**Exercise aim:** From the first line of the data down to and including the line with "minimum width=4.08cm, minimum", copy everything exactly, leaving out pictures.
## BEGIN
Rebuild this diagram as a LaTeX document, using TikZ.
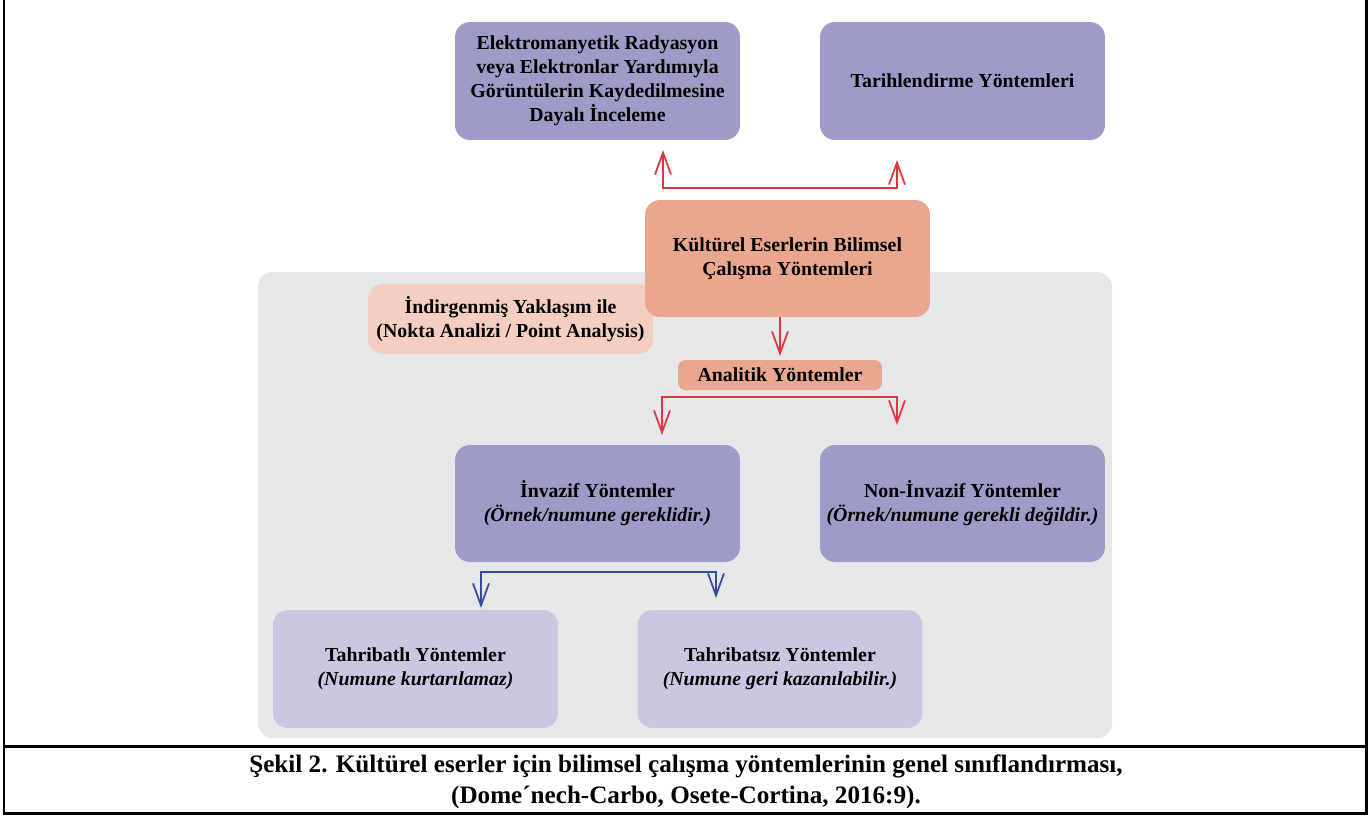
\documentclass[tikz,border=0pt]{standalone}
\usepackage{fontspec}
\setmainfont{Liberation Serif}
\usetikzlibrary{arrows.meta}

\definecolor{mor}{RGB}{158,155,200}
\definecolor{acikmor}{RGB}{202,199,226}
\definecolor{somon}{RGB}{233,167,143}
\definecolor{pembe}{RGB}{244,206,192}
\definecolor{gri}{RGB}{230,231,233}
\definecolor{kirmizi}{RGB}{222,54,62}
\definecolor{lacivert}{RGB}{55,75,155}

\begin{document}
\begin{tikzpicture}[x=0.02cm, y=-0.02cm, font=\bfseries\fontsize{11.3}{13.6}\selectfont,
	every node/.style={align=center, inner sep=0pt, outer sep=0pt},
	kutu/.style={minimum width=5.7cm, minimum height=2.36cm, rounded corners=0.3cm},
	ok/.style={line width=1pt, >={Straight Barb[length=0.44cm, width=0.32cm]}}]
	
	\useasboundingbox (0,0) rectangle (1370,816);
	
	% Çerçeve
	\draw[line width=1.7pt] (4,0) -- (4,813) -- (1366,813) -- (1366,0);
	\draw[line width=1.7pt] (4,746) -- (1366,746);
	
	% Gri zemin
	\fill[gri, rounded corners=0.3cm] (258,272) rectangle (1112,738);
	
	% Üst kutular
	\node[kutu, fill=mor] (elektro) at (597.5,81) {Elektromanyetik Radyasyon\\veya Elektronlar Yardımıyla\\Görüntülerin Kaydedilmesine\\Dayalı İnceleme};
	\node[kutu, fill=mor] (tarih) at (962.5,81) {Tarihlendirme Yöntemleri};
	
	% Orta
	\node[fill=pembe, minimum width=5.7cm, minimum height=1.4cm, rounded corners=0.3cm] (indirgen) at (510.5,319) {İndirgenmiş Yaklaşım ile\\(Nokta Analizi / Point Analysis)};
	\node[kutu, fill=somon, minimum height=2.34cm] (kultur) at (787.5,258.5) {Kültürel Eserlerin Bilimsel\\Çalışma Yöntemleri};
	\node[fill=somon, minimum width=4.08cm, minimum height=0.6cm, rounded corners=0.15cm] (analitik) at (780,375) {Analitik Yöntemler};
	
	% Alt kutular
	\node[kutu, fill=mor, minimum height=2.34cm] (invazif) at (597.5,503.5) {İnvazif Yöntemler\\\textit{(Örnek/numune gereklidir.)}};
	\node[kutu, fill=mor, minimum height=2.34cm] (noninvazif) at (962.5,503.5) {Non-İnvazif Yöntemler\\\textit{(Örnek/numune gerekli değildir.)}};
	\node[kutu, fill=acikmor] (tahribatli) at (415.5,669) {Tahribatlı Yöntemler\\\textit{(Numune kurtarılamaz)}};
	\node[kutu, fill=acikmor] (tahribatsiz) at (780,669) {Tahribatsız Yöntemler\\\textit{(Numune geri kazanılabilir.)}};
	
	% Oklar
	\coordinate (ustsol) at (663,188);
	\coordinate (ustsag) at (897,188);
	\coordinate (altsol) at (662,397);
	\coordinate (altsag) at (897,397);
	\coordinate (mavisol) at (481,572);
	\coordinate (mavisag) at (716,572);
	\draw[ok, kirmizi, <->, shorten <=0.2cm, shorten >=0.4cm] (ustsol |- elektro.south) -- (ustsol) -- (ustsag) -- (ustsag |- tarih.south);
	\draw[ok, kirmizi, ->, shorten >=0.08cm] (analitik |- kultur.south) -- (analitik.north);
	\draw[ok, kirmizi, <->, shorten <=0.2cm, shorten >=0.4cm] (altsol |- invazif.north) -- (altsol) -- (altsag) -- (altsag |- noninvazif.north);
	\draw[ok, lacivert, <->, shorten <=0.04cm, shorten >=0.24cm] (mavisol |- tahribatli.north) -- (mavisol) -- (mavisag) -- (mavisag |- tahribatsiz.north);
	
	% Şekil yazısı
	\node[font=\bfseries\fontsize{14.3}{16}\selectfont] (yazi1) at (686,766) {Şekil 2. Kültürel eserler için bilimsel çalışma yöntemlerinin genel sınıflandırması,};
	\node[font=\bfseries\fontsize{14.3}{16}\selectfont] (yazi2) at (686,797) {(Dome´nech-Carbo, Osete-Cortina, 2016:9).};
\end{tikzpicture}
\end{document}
## END
**Result:**
Rebuild this diagram as a LaTeX document, using TikZ.
\documentclass[tikz,border=0pt]{standalone}
\usepackage{fontspec}
\setmainfont{Liberation Serif}
\usetikzlibrary{arrows.meta}

\definecolor{mor}{RGB}{158,155,200}
\definecolor{acikmor}{RGB}{202,199,226}
\definecolor{somon}{RGB}{233,167,143}
\definecolor{pembe}{RGB}{244,206,192}
\definecolor{gri}{RGB}{230,231,233}
\definecolor{kirmizi}{RGB}{222,54,62}
\definecolor{lacivert}{RGB}{55,75,155}

\begin{document}
\begin{tikzpicture}[x=0.02cm, y=-0.02cm, font=\bfseries\fontsize{11.3}{13.6}\selectfont,
	every node/.style={align=center, inner sep=0pt, outer sep=0pt},
	kutu/.style={minimum width=5.7cm, minimum height=2.36cm, rounded corners=0.3cm},
	ok/.style={line width=1pt, >={Straight Barb[length=0.44cm, width=0.32cm]}}]
	
	\useasboundingbox (0,0) rectangle (1370,816);
	
	% Çerçeve
	\draw[line width=1.7pt] (4,0) -- (4,813) -- (1366,813) -- (1366,0);
	\draw[line width=1.7pt] (4,746) -- (1366,746);
	
	% Gri zemin
	\fill[gri, rounded corners=0.3cm] (258,272) rectangle (1112,738);
	
	% Üst kutular
	\node[kutu, fill=mor] (elektro) at (597.5,81) {Elektromanyetik Radyasyon\\veya Elektronlar Yardımıyla\\Görüntülerin Kaydedilmesine\\Dayalı İnceleme};
	\node[kutu, fill=mor] (tarih) at (962.5,81) {Tarihlendirme Yöntemleri};
	
	% Orta
	\node[fill=pembe, minimum width=5.7cm, minimum height=1.4cm, rounded corners=0.3cm] (indirgen) at (510.5,319) {İndirgenmiş Yaklaşım ile\\(Nokta Analizi / Point Analysis)};
	\node[kutu, fill=somon, minimum height=2.34cm] (kultur) at (787.5,258.5) {Kültürel Eserlerin Bilimsel\\Çalışma Yöntemleri};
	\node[fill=somon, minimum width=4.08cm, minimum height=0.6cm, rounded corners=0.15cm] (analitik) at (780,375) {Analitik Yöntemler};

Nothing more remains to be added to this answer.